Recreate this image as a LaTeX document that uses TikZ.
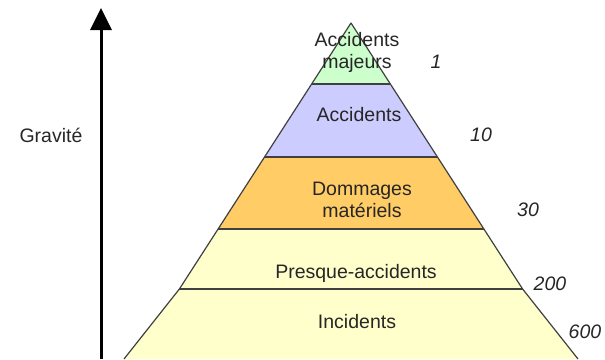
\documentclass[tikz,border=0pt]{standalone}
\usepackage{fontspec}
\setmainfont{Liberation Sans}
\usetikzlibrary{arrows.meta}
\definecolor{vert}{HTML}{CCFFCC}
\definecolor{bleu}{HTML}{CCCCFF}
\definecolor{orange}{HTML}{FFCC66}
\definecolor{jaune}{HTML}{FFFFCC}
\definecolor{trait}{HTML}{404040}
\tikzset{
 band/.style={draw=trait, line width=1.2pt},
 lbl/.style={align=center, inner sep=0, text=black!85},
 num/.style={inner sep=0, text=black!85, font=\fontsize{19.5}{22}\selectfont\itshape}
}

\begin{document}
\begin{tikzpicture}[x=1pt, y=-1pt, font=\fontsize{19.5}{22}\selectfont]
\useasboundingbox (0,0) rectangle (605,359);
% bands of the pyramid
\fill[jaune] (124,359) -- (179.4,289) -- (522.6,289) -- (578,359) -- cycle;
\fill[jaune] (179.4,289) -- (218.1,229) -- (483.9,229) -- (522.6,289) -- cycle;
\fill[orange] (218.1,229) -- (264.6,157) -- (437.4,157) -- (483.9,229) -- cycle;
\fill[bleu] (264.6,157) -- (311.7,84) -- (390.3,84) -- (437.4,157) -- cycle;
\fill[vert] (311.7,84) -- (351,23) -- (390.3,84) -- cycle;
\draw[band, line join=round] (124,359) -- (179.4,289) -- (351,23) -- (522.6,289) -- (578,359);
\draw[band] (311.7,84)--(390.3,84);
\draw[band] (264.6,157)--(437.4,157);
\draw[band] (218.1,229)--(483.9,229);
\draw[band] (179.4,289)--(522.6,289);
% labels
\node[lbl] (majeurs) at (357,52) {Accidents\\majeurs};
\node[lbl] (accidents) at (359,115) {Accidents};
\node[lbl] (dommages) at (362,200) {Dommages\\matériels};
\node[lbl] (presque) at (356,273) {Presque-accidents};
\node[lbl] (incidents) at (357,322) {Incidents};
\foreach \n/\x/\y in {1/436/62, 10/481/135, 30/528/210, 200/550/284, 600/585/332} {
 \node[num] (n\n) at (\x,\y) {\n};
}
% axis
\coordinate (bas) at (101,359);
\coordinate (haut) at (101,8);
\draw[line width=3pt, -{Triangle[width=21pt,length=22pt]}] (bas) -- (haut);
\node[lbl] (gravite) at (51,135) {Gravité};
\end{tikzpicture}
\end{document}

══════

*GIVEN EXERCISE*
Pictures are excluded; output everything else in the data verbatim.

*THE RESULT*
Recreate this image as a LaTeX document that uses TikZ.
\documentclass[tikz,border=0pt]{standalone}
\usepackage{fontspec}
\setmainfont{Liberation Sans}
\usetikzlibrary{arrows.meta}
\definecolor{vert}{HTML}{CCFFCC}
\definecolor{bleu}{HTML}{CCCCFF}
\definecolor{orange}{HTML}{FFCC66}
\definecolor{jaune}{HTML}{FFFFCC}
\definecolor{trait}{HTML}{404040}
\tikzset{
 band/.style={draw=trait, line width=1.2pt},
 lbl/.style={align=center, inner sep=0, text=black!85},
 num/.style={inner sep=0, text=black!85, font=\fontsize{19.5}{22}\selectfont\itshape}
}

\begin{document}
\begin{tikzpicture}[x=1pt, y=-1pt, font=\fontsize{19.5}{22}\selectfont]
\useasboundingbox (0,0) rectangle (605,359);
% bands of the pyramid
\fill[jaune] (124,359) -- (179.4,289) -- (522.6,289) -- (578,359) -- cycle;
\fill[jaune] (179.4,289) -- (218.1,229) -- (483.9,229) -- (522.6,289) -- cycle;
\fill[orange] (218.1,229) -- (264.6,157) -- (437.4,157) -- (483.9,229) -- cycle;
\fill[bleu] (264.6,157) -- (311.7,84) -- (390.3,84) -- (437.4,157) -- cycle;
\fill[vert] (311.7,84) -- (351,23) -- (390.3,84) -- cycle;
\draw[band, line join=round] (124,359) -- (179.4,289) -- (351,23) -- (522.6,289) -- (578,359);
\draw[band] (311.7,84)--(390.3,84);
\draw[band] (264.6,157)--(437.4,157);
\draw[band] (218.1,229)--(483.9,229);
\draw[band] (179.4,289)--(522.6,289);
% labels
\node[lbl] (majeurs) at (357,52) {Accidents\\majeurs};
\node[lbl] (accidents) at (359,115) {Accidents};
\node[lbl] (dommages) at (362,200) {Dommages\\matériels};
\node[lbl] (presque) at (356,273) {Presque-accidents};
\node[lbl] (incidents) at (357,322) {Incidents};
\foreach \n/\x/\y in {1/436/62, 10/481/135, 30/528/210, 200/550/284, 600/585/332} {
 \node[num] (n\n) at (\x,\y) {\n};
}
% axis
\coordinate (bas) at (101,359);
\coordinate (haut) at (101,8);
\draw[line width=3pt, -{Triangle[width=21pt,length=22pt]}] (bas) -- (haut);
\node[lbl] (gravite) at (51,135) {Gravité};
\end{tikzpicture}
\end{document}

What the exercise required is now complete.